▶ **EXERCISE GOAL**:
Copy every line of the records below that holds the word "seaborn".

· · · ·

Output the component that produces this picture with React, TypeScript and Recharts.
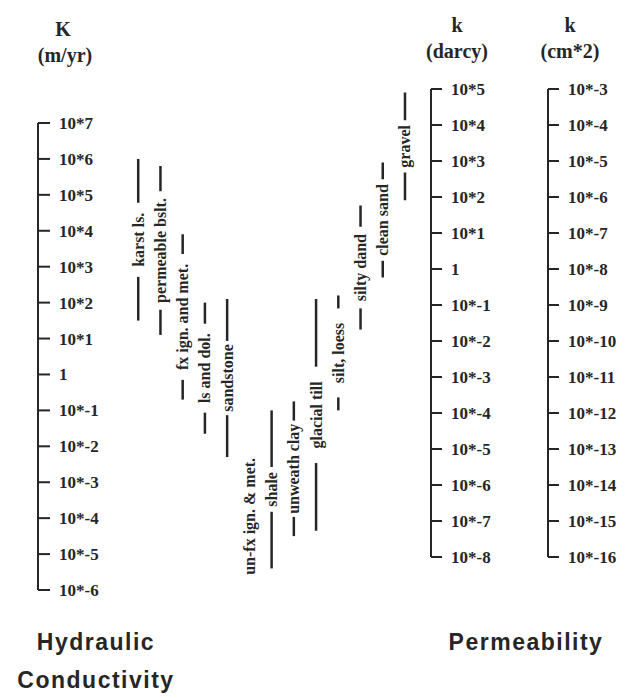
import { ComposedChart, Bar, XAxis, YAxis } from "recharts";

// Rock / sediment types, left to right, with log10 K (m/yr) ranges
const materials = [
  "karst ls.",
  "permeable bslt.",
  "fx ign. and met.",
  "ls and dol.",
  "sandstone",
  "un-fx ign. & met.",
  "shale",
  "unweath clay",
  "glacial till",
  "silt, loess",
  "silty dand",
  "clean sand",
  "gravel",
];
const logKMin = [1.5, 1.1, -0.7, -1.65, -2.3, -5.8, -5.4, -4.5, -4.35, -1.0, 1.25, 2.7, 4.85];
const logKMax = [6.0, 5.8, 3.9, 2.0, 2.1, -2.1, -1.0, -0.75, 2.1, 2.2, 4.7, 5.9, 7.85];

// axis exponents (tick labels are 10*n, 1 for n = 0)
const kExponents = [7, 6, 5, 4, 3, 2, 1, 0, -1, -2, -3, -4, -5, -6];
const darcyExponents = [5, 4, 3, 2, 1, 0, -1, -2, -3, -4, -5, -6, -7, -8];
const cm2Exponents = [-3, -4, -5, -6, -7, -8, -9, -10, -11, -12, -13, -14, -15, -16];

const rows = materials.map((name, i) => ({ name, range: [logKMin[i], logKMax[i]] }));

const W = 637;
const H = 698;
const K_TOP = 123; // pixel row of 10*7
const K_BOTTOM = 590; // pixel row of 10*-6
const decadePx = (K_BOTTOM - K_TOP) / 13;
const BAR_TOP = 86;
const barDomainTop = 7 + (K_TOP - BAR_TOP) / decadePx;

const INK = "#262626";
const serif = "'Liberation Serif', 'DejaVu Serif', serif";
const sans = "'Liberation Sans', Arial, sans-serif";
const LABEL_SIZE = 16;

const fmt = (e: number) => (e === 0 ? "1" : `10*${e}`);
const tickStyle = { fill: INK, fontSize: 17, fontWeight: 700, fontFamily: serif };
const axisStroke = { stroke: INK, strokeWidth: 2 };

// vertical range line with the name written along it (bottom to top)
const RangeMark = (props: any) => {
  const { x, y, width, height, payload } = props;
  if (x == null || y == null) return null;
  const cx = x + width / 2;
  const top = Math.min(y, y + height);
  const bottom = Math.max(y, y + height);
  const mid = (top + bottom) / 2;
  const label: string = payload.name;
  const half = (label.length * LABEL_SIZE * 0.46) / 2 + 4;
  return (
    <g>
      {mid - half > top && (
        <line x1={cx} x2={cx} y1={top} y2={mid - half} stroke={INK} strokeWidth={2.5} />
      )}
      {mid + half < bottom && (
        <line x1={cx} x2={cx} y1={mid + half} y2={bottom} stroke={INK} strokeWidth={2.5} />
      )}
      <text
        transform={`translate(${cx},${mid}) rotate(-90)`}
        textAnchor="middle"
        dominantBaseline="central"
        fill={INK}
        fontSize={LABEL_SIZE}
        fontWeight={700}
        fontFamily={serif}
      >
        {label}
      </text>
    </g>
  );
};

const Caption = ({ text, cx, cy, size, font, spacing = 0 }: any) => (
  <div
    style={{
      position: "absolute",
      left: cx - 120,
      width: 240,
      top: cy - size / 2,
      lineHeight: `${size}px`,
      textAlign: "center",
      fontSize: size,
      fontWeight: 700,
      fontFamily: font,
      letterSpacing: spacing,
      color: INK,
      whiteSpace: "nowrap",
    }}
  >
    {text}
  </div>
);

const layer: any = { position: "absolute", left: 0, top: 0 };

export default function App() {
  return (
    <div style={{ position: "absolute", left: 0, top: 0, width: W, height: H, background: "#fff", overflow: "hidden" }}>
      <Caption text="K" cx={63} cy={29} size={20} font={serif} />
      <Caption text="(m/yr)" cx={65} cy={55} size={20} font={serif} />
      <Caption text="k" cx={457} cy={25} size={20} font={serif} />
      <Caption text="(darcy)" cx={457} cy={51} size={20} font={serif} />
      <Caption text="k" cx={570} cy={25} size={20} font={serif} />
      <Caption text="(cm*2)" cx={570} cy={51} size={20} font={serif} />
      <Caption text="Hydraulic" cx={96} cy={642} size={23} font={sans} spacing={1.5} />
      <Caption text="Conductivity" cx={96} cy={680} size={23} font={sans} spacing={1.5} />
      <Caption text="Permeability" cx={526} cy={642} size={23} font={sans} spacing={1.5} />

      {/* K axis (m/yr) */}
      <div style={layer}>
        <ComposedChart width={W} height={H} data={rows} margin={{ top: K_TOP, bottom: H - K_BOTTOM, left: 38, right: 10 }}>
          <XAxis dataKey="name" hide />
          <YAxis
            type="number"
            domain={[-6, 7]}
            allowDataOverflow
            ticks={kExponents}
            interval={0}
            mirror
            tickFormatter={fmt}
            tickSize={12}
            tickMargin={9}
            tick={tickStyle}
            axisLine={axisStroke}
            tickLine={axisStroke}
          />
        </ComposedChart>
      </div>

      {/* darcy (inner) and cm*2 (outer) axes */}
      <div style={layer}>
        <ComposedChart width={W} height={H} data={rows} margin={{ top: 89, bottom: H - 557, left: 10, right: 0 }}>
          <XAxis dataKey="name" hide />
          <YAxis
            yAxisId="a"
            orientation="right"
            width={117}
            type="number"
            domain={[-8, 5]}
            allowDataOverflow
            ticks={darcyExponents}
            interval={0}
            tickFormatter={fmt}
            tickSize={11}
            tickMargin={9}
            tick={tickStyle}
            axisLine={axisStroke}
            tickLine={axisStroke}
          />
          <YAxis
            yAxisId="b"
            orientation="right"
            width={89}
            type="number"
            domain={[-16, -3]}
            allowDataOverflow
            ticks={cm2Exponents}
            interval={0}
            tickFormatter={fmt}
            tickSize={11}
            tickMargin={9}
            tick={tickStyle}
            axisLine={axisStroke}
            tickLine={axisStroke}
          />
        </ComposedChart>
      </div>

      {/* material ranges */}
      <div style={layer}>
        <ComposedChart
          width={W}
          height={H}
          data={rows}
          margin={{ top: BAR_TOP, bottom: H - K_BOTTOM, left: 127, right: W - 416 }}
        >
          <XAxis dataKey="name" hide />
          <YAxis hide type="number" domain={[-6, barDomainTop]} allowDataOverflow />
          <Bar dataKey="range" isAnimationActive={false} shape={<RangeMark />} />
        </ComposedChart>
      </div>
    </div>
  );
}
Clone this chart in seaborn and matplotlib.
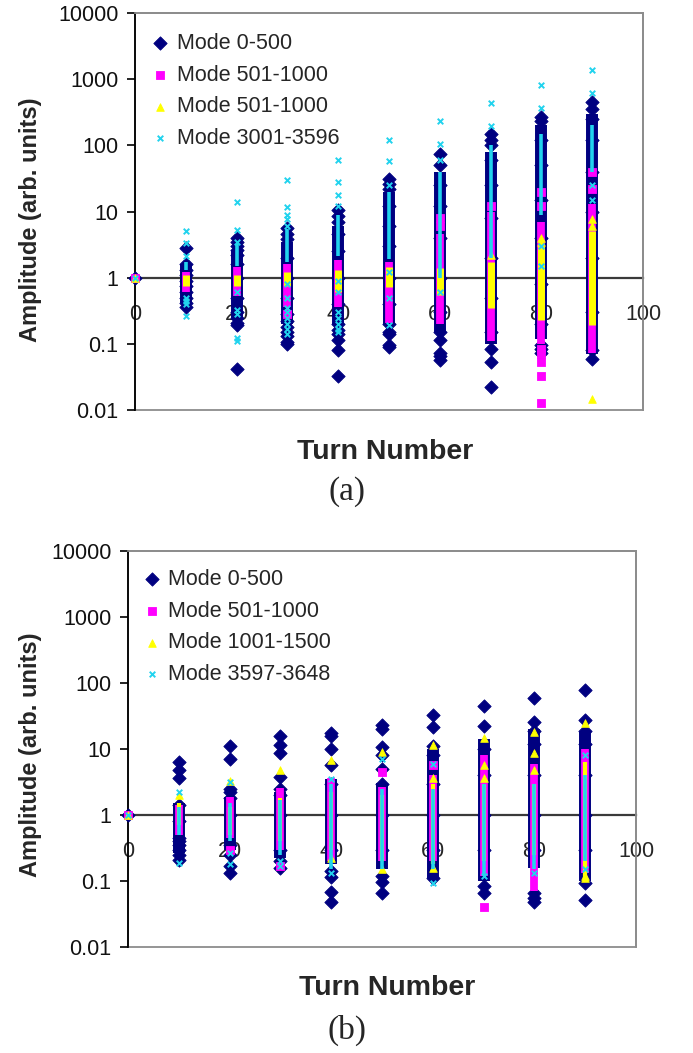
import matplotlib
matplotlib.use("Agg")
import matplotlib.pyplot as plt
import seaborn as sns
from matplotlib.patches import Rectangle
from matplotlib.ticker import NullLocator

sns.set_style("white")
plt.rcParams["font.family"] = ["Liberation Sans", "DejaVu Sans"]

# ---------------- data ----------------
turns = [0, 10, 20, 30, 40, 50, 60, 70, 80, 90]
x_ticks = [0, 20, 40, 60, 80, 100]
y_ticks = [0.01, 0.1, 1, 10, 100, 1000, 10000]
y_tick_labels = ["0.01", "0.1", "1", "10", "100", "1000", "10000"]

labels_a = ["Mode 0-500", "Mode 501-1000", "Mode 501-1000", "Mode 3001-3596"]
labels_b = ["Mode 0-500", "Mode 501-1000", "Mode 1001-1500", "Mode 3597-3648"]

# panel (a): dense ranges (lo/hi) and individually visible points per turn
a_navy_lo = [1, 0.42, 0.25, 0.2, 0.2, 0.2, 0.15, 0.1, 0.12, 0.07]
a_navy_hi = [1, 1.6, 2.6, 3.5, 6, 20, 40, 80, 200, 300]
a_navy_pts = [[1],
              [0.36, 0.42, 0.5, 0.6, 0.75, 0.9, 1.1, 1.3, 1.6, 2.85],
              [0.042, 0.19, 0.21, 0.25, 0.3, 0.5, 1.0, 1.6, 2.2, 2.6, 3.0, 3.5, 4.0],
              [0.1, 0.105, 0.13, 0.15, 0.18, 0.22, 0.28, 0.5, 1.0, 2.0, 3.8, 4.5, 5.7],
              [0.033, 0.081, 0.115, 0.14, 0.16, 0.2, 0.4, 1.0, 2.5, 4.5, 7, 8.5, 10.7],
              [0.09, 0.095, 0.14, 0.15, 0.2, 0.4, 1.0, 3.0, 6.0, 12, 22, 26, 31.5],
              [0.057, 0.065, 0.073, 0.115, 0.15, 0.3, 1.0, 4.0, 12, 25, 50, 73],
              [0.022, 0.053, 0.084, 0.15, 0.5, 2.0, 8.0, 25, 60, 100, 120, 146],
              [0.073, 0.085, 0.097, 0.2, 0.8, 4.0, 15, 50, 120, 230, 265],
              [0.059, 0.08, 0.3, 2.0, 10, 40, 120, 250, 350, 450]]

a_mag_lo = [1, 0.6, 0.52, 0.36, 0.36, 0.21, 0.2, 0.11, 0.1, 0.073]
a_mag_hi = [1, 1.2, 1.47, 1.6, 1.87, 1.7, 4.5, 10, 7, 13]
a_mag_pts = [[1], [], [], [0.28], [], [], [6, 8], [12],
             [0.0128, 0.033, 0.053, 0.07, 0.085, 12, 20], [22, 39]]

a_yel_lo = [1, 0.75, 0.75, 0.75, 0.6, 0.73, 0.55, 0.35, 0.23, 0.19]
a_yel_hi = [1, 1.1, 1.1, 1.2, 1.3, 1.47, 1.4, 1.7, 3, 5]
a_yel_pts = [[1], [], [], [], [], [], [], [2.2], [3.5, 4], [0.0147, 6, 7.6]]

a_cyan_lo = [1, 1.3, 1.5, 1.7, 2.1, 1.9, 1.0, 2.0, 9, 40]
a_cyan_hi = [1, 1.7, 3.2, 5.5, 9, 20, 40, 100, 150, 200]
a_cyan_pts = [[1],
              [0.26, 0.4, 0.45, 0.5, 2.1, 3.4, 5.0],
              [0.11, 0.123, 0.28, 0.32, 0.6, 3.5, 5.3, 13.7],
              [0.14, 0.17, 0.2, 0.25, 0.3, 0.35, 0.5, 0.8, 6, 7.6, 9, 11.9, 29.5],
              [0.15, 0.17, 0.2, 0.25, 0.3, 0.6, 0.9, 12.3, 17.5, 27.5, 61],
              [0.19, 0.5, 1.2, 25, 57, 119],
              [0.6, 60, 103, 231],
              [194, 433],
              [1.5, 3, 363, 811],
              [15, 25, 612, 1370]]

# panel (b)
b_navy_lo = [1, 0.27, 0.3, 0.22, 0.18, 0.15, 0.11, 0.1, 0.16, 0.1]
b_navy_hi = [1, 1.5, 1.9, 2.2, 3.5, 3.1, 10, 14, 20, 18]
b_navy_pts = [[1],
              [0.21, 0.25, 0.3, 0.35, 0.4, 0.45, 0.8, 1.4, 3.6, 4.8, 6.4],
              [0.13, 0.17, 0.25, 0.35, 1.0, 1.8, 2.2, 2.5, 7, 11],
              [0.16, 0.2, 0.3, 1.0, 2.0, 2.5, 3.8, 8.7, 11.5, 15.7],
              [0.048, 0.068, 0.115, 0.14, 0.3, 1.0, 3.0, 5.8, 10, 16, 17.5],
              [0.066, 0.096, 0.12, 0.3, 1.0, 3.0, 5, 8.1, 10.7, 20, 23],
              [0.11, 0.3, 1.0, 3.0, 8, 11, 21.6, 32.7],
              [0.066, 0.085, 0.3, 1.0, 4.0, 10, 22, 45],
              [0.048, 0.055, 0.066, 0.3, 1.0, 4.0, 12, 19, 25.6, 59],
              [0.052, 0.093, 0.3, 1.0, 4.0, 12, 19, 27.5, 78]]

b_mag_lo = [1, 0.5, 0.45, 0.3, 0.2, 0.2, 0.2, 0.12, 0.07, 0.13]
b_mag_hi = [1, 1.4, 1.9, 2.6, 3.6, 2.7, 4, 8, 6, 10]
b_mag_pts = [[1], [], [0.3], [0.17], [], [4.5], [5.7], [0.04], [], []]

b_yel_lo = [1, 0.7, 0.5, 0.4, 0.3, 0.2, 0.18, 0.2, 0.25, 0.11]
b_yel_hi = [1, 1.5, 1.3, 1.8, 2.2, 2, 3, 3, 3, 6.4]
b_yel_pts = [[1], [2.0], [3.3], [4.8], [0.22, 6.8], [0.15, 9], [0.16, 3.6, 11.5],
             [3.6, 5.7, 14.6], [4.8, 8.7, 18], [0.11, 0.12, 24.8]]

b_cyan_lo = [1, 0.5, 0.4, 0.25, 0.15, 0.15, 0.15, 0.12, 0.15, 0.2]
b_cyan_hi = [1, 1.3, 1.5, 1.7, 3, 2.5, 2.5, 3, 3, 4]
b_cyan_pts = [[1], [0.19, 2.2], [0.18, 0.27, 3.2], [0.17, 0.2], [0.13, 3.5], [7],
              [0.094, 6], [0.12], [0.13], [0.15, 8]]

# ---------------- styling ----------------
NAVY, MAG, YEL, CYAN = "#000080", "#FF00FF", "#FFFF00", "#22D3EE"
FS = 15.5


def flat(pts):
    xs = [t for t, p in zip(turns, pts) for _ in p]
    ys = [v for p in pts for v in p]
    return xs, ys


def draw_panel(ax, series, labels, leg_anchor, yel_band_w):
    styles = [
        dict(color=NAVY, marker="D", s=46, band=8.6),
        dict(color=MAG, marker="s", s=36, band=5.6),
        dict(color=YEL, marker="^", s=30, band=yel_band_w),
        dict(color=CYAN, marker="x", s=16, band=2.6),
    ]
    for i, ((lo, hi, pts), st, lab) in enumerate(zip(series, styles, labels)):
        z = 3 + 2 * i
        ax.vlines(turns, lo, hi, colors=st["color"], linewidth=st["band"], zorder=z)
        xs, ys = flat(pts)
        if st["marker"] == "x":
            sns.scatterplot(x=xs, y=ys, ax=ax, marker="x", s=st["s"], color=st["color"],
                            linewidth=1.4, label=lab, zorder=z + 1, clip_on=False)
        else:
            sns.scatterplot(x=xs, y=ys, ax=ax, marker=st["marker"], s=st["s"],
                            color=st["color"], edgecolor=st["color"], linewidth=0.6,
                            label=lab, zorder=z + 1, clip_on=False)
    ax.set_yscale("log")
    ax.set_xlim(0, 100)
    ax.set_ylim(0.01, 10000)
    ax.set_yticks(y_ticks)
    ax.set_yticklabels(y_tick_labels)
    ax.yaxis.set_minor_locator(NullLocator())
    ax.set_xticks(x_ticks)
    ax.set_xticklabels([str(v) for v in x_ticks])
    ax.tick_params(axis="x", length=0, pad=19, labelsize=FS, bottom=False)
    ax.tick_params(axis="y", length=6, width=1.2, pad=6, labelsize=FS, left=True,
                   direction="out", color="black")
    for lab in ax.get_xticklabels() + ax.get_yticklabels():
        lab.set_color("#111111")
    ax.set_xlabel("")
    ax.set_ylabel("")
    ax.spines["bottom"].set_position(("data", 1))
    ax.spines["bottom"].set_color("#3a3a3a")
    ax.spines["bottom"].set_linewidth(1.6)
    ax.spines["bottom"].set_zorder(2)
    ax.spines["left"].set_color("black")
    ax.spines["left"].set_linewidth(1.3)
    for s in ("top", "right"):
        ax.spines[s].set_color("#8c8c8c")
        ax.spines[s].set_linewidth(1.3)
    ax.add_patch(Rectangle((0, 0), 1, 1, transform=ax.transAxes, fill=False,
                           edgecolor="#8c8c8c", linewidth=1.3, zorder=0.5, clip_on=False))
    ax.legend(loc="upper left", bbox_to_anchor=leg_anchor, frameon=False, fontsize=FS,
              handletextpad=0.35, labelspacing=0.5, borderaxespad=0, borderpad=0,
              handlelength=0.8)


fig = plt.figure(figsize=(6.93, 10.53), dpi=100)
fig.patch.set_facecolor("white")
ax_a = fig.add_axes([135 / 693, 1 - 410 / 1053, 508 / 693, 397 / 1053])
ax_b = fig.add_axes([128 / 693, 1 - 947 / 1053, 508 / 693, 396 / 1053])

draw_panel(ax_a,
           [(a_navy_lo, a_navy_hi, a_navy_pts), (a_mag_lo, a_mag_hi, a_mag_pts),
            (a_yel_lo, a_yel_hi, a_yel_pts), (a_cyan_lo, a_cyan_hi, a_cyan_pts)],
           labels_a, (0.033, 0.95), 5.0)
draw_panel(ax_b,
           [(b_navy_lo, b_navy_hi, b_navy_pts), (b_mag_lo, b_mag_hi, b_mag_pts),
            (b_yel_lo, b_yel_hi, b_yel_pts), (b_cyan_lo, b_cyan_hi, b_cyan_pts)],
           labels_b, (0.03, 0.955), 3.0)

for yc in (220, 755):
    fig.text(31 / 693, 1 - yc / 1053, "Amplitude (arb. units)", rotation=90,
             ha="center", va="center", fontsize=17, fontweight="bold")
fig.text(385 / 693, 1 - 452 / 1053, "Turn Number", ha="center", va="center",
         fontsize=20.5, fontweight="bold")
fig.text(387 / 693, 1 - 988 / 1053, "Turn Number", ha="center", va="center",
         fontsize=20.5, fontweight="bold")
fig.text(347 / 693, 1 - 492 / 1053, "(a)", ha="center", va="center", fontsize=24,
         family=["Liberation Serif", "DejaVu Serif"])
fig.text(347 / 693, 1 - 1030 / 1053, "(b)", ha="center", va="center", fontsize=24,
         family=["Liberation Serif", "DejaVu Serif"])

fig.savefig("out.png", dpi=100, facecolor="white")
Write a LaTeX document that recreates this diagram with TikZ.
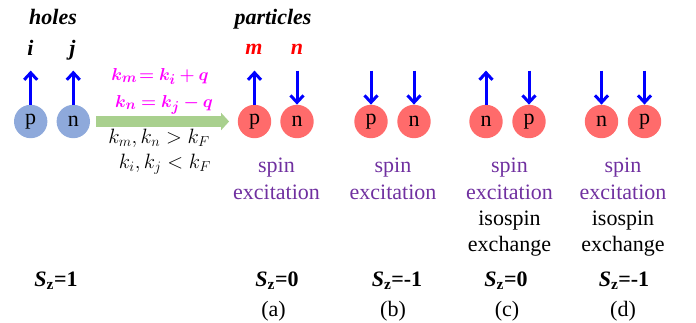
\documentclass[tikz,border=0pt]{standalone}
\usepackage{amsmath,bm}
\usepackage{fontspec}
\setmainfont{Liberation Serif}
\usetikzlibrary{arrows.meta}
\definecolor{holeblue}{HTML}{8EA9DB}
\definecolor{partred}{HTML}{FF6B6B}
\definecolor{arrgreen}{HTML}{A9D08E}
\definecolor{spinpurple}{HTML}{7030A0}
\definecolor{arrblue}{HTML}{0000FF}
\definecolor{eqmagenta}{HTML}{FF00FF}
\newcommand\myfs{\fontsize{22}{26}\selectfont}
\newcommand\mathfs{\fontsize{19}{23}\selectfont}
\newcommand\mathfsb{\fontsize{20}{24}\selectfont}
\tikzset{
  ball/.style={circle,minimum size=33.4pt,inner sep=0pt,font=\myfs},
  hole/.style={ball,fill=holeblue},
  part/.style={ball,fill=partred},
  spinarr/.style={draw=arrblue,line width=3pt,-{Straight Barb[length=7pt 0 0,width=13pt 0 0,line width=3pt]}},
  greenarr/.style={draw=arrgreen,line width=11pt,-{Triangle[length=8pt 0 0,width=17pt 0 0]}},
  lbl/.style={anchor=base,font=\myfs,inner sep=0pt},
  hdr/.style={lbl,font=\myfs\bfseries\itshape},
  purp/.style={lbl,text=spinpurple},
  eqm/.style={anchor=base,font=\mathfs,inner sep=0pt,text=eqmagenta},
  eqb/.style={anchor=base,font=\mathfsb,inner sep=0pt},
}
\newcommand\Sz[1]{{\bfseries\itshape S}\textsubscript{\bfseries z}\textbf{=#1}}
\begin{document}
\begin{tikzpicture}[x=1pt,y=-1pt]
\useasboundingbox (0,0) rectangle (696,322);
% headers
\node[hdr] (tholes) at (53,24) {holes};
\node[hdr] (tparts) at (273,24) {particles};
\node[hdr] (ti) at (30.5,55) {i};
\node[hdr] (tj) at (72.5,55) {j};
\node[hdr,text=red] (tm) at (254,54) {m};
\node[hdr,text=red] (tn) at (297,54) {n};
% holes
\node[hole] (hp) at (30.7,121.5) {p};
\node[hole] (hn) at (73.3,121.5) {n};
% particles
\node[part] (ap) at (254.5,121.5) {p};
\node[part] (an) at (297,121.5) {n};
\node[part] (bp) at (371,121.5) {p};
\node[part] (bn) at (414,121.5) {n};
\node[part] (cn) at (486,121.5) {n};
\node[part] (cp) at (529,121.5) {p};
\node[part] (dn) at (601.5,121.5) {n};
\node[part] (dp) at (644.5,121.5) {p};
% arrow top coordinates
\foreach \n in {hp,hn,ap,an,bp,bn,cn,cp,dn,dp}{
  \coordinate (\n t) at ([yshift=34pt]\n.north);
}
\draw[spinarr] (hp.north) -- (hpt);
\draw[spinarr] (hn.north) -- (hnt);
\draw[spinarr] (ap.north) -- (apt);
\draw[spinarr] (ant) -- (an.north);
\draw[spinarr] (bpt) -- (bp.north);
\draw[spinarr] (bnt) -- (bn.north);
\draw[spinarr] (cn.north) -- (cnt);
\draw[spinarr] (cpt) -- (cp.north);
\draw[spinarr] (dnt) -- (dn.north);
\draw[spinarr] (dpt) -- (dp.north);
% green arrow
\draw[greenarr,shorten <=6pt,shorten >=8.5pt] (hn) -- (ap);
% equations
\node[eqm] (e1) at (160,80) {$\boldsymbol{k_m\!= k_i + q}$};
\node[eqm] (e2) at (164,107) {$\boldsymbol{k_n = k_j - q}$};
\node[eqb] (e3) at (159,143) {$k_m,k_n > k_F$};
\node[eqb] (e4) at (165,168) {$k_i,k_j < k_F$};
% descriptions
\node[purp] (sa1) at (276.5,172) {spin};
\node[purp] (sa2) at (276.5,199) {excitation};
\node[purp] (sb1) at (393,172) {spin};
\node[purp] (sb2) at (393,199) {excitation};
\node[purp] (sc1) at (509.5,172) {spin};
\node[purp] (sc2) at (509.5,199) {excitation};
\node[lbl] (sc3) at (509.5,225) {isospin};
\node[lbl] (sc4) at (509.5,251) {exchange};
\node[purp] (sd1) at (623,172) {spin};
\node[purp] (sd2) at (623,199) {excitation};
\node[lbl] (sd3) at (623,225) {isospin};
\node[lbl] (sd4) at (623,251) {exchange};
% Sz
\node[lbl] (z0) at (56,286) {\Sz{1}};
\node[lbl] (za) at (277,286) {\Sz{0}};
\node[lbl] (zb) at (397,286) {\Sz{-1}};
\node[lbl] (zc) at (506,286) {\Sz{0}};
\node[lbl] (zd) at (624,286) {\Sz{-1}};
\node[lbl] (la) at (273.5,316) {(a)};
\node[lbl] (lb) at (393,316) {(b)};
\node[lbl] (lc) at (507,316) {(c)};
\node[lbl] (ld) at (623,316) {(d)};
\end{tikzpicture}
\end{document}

· · · ·

▶ **EXERCISE ANSWER**:
Clone this chart in seaborn and matplotlib.
import seaborn as sns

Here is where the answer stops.